It is a thing. We know how to study correlations between brain activity and conscious experience. The hard problem involves figuring out how brain activity causes conscious experience. Once we explain it (or, as in physics, have a convincing theory) it won't be a problem at all anymore. Saying that something that everyone experiences all the time "doesn't exist" is not a convincing theory.
> It is a thing. We know how to study correlations between brain activity and conscious experience. The hard problem involves figuring out how brain activity causes conscious experience.
Actually the hard problem is figuring out how anything can cause conscious experience/qualia. The insurmountable difficulty is explaining how first-hand knowledge can be explained with only third-hand knowledge. The only resolution for something like scientific materialism is to deny that first-hand knowledge actually exists, and consciousness is a fully third-hand knowledge system giving the illusion of first-hand knowledge [1]
Sure...brain activity is included within "anything". Since brains are the only thing we know of that do this successfully, it's where people start.
Graziano has thought about this a lot, but his view is one of many that all have about equal explanatory power. Why would materialism/physicalism require that first hand knowledge not exist? If consciousness is explainable in terms of physical processes, then first hand knowledge would exist and be part of that process. Can first and third hand knowledge not coexist?
> Why would materialism/physicalism require that first hand knowledge not exist? If consciousness is explainable in terms of physical processes, then first hand knowledge would exist and be part of that process.
You cannot describe first-hand facts using only third-hand facts. This is the core philosophical dilemma in the hard problem of consciousness. Consider something like Mary's Room. What sort of third-hand description of "what it is like to see red" would describe the first-hand experience of seeing red? How can you actually capture data describing "what it is like"?

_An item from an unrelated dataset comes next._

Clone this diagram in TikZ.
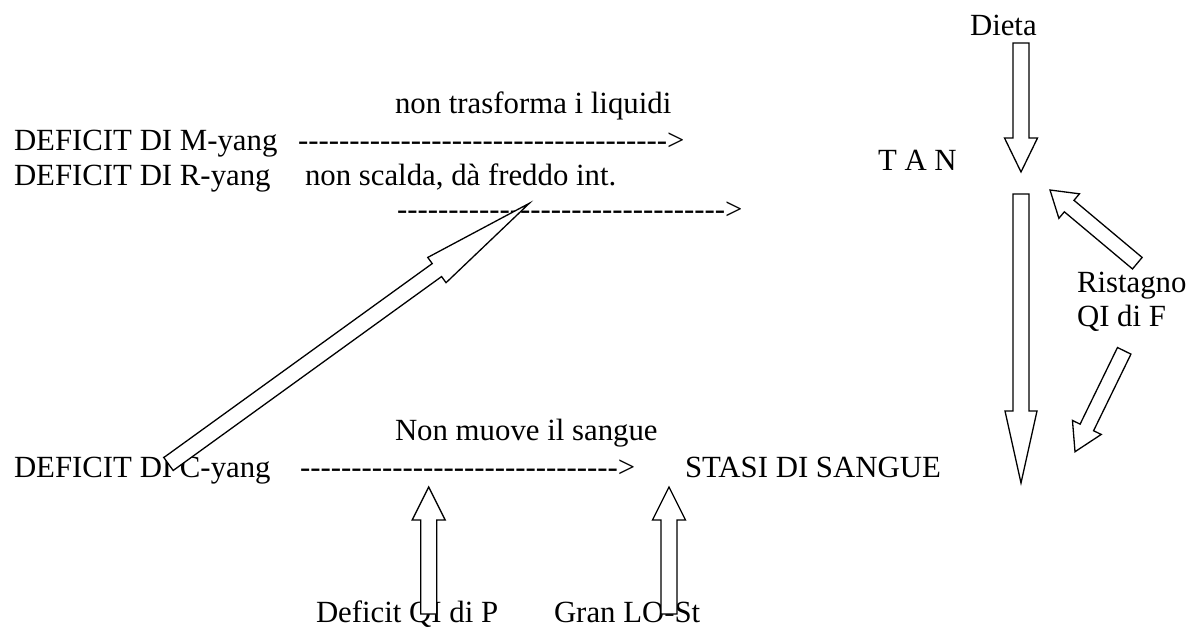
\documentclass[tikz,border=0pt]{standalone}
\usepackage{fontspec}
\setmainfont{Liberation Serif}[Ligatures=TeXOff]
\usetikzlibrary{calc}
\newcommand\blockarr[5]{%
  \coordinate (bah) at ($(#2)!#5!(#1)$);
  \draw[blockarrow] ($(#1)!#3!90:(#2)$) -- ($(bah)!#3!90:(#2)$) -- ($(bah)!#4!90:(#2)$) -- (#2)
    -- ($(bah)!#4!-90:(#2)$) -- ($(bah)!#3!-90:(#2)$) -- ($(#1)!#3!-90:(#2)$) -- cycle;
}
\begin{document}
\begin{tikzpicture}[x=1pt,y=-1pt,
  lbl/.style={anchor=base west,inner sep=0pt,outer sep=0pt,font=\fontsize{30.8}{35}\selectfont},
  blockarrow/.style={draw=black,fill=white,line width=1.3pt,line join=miter}]
\useasboundingbox (0,0) rectangle (1193,630);
% texts
\node[lbl] (dieta) at (970,35) {Dieta};
\node[lbl] (ntl) at (395,113) {non trasforma i liquidi};
\node[lbl] (myang) at (14,150) {DEFICIT DI M-yang};
\node[lbl] (d1) at (298,150) {------------------------------------>};
\node[lbl] (ryang) at (14,185) {DEFICIT DI R-yang};
\node[lbl] (nsc) at (305,185) {non scalda, dà freddo int.};
\node[lbl] (tan) at (878,170) {T A N};
\node[lbl] (d2) at (397,219) {-------------------------------->};
\node[lbl] (rist) at (1077,292) {Ristagno};
\node[lbl] (qif) at (1077,326) {QI di F};
\node[lbl] (nms) at (395,440) {Non muove il sangue};
\node[lbl] (cyang) at (14,477) {DEFICIT DI C-yang};
\node[lbl] (d3) at (300,477) {------------------------------->};
\node[lbl] (stasi) at (685,477) {STASI DI SANGUE};
\node[lbl] (dqp) at (316,622) {Deficit QI di P};
\node[lbl] (glo) at (554,622) {Gran LO-St};
% arrow end points
\coordinate (aT) at (1021,43);    \coordinate (aP) at (1021,172);
\coordinate (bT) at (1021,194);   \coordinate (bP) at (1021,483);
\coordinate (cT) at (1137.3,263.2); \coordinate (cP) at (1050,190);
\coordinate (dT) at (1124.2,350.8); \coordinate (dP) at (1075,451.7);
\coordinate (eT) at (168.5,464);  \coordinate (eP) at (529.3,203.3);
\coordinate (fT) at (428.7,614);  \coordinate (fP) at (428.7,487);
\coordinate (gT) at (669,614);    \coordinate (gP) at (669,487);
% block arrows
\blockarr{aT}{aP}{8pt}{16.5pt}{34pt}
\blockarr{bT}{bP}{8pt}{16pt}{72pt}
\blockarr{cT}{cP}{7.5pt}{16pt}{25pt}
\blockarr{dT}{dP}{7.5pt}{16pt}{27pt}
\blockarr{eT}{eP}{8pt}{15.6pt}{114pt}
\blockarr{fT}{fP}{8pt}{16.5pt}{33pt}
\blockarr{gT}{gP}{8pt}{16.5pt}{33pt}
\end{tikzpicture}
\end{document}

The only solution seems to be to deny that "what it is like" is first-hand knowledge at all, and that it is actually a set of third-hand facts that merely yields the illusion of first-hand knowledge, and so the hard problem reduces to explaining how this illusion comes about.
My question was, why is "denying first hand knowledge" the only solution? As you might know, there are several lines of thinking. Nagle, for example, might say that first hand knowledge absolutely exists, but it is "off limits" to anyone but the organism experiencing it. In that sense it exists and does not require us to say that it is only "illusions of third hand knowledge". On the other hand Dennett might say that once we have a full scientific understanding (as Mary would), we could in theory understand how to extract the first hand knowledge in an organism's brain and either modify our own brains to experience it or describe it so fully that Mary would know exactly what to expect when seeing red for the first time. I'm not sympathetic to Dennet, but there are other options than first hand knowledge simply not existing within materialism.
> Nagle, for example, might say that first hand knowledge absolutely exists, but it is "off limits" to anyone but the organism experiencing it.
If physicalism is true, then all facts must be reducible to the physical.
If everything is reducible to the physical, then the experiences of the organism are also so reducible and must have a third-hand description.
If experiences are not so reducible, then physicalism is false and no amount of third-hand knowledge can produce first-hand knowledge.
These are exhaustive and mutually exclusive options.
> I'm not sympathetic to Dennet, but there are other options than first hand knowledge simply not existing within materialism.
The meaning of first-hand knowledge in physicalism is different from the meaning of first-hand knowledge in other metaphysics. In physicalism, first-hand knowledge must be reducible to third-hand knowledge, and so it doesn't have a privileged ontological status, just like we don't ontologically commit to the existence of cars in quantum physics.
So first-hand knowledge cannot really exist in physicalism except as a useful label describing a specific kind of third-hand knowledge.
You are implicitly drawing a distinction between brain activity and conciousness. But if the brain activity is the conciousness, then there is no distinction. I'm not saying that our experience of things isn't a thing. I'm saying that it's not a distinct thing that's separable from the brain activity.
You said that you don't think the hard problem is a thing. The "hard problem" is simply a general question: how can we explain our subjective conscious experiences in terms of physical processes? That's a question which is well formed, interesting, and probably has an answer which we simply haven't been clever enough to find yet.
There's more to it than that though. David Chalmers who formulated the Hard Problem does not believe that subjective experience can arise from physical processes. Really. He calls it the Hard Problem because he thinks it's distinct from the Easy Problem of explaining how physical processes can constitute a thinking being. We haven't solved either problem yet, but Chalmers is distinguishing between them before we know what the answer even looks like. It his position that you can solve one (the Easy Problem) but that won't and can't lead to a solution to the Hard Problem. I think it will.
You are the first one in this thread to say "doesn't exist", yet you put it in quotes.
No one is trying to tell you that consciousness doesn't exist. The question is whether the "hard problem of consciousness" is a thing: that is, a well-formed topic of scientific inquiry.
"Isn't a thing" is synonymous with "doesn't exist". Pedantry aside, the existence of the hard problem and the existence of consciousness entail the same questions. The general question is simply this: how can we explain our subjective conscious experiences in terms of physical processes?